**WHAT THE TASK REQUIRES**
Omit every picture, and retype the lines that run from the beginning of the data below through the line containing "import seaborn as sns", inclusive.

* * * * * * * * *

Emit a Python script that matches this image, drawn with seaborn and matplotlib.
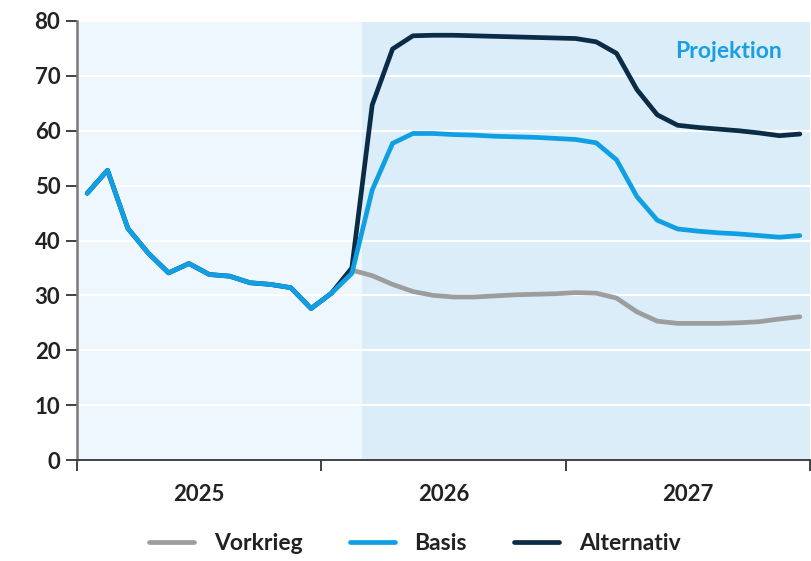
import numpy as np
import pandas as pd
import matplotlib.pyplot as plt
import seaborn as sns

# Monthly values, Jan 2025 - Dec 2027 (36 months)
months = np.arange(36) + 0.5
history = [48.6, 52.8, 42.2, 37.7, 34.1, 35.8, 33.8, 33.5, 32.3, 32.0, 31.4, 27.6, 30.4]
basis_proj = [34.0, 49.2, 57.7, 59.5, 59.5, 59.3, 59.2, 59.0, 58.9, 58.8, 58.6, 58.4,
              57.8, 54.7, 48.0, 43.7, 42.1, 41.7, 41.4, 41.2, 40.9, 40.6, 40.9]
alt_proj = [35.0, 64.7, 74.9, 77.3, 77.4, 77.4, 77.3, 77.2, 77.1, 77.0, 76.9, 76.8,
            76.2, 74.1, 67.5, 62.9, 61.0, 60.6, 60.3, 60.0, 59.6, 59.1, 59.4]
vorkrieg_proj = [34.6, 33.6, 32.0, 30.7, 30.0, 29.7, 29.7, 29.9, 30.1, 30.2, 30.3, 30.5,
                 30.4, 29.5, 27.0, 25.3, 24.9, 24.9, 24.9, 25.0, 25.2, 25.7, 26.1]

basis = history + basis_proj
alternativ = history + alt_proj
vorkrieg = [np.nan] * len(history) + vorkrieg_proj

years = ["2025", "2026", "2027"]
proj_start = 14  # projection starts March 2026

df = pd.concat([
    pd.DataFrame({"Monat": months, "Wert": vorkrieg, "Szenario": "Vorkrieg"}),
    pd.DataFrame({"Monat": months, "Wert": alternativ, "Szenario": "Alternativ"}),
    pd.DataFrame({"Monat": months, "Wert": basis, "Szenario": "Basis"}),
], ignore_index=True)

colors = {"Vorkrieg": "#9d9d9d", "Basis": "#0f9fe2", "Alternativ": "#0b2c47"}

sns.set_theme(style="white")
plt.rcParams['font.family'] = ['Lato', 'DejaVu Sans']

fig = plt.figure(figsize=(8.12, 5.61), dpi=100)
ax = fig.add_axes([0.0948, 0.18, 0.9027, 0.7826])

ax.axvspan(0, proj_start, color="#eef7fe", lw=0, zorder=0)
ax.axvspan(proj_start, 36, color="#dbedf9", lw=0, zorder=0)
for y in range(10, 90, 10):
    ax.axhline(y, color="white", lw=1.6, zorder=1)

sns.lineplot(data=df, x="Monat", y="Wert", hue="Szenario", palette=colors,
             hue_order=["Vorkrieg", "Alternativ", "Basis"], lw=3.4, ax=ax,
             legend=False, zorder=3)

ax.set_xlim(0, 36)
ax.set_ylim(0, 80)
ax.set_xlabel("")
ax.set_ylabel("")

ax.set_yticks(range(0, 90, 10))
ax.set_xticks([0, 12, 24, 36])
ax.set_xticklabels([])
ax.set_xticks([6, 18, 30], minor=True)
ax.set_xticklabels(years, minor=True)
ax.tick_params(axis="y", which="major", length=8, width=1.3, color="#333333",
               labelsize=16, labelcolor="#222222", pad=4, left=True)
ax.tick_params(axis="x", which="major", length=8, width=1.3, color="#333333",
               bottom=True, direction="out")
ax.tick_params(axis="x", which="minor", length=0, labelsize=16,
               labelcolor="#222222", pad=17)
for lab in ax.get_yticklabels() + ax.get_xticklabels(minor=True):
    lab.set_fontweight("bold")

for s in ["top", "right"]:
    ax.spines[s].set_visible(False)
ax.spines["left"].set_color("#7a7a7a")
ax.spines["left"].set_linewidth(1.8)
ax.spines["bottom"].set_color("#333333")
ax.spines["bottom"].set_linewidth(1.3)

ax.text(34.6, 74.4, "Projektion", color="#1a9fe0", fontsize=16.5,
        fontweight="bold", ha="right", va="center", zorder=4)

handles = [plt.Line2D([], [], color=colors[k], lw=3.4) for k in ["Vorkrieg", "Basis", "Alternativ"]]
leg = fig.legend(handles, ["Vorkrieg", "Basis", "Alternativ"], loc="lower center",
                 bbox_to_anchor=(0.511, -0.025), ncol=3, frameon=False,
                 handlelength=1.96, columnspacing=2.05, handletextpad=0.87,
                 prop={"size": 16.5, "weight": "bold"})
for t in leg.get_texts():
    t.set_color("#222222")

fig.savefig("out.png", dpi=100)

* * * * * * * * *

**RESPONSE**
Emit a Python script that matches this image, drawn with seaborn and matplotlib.
import numpy as np
import pandas as pd
import matplotlib.pyplot as plt
import seaborn as sns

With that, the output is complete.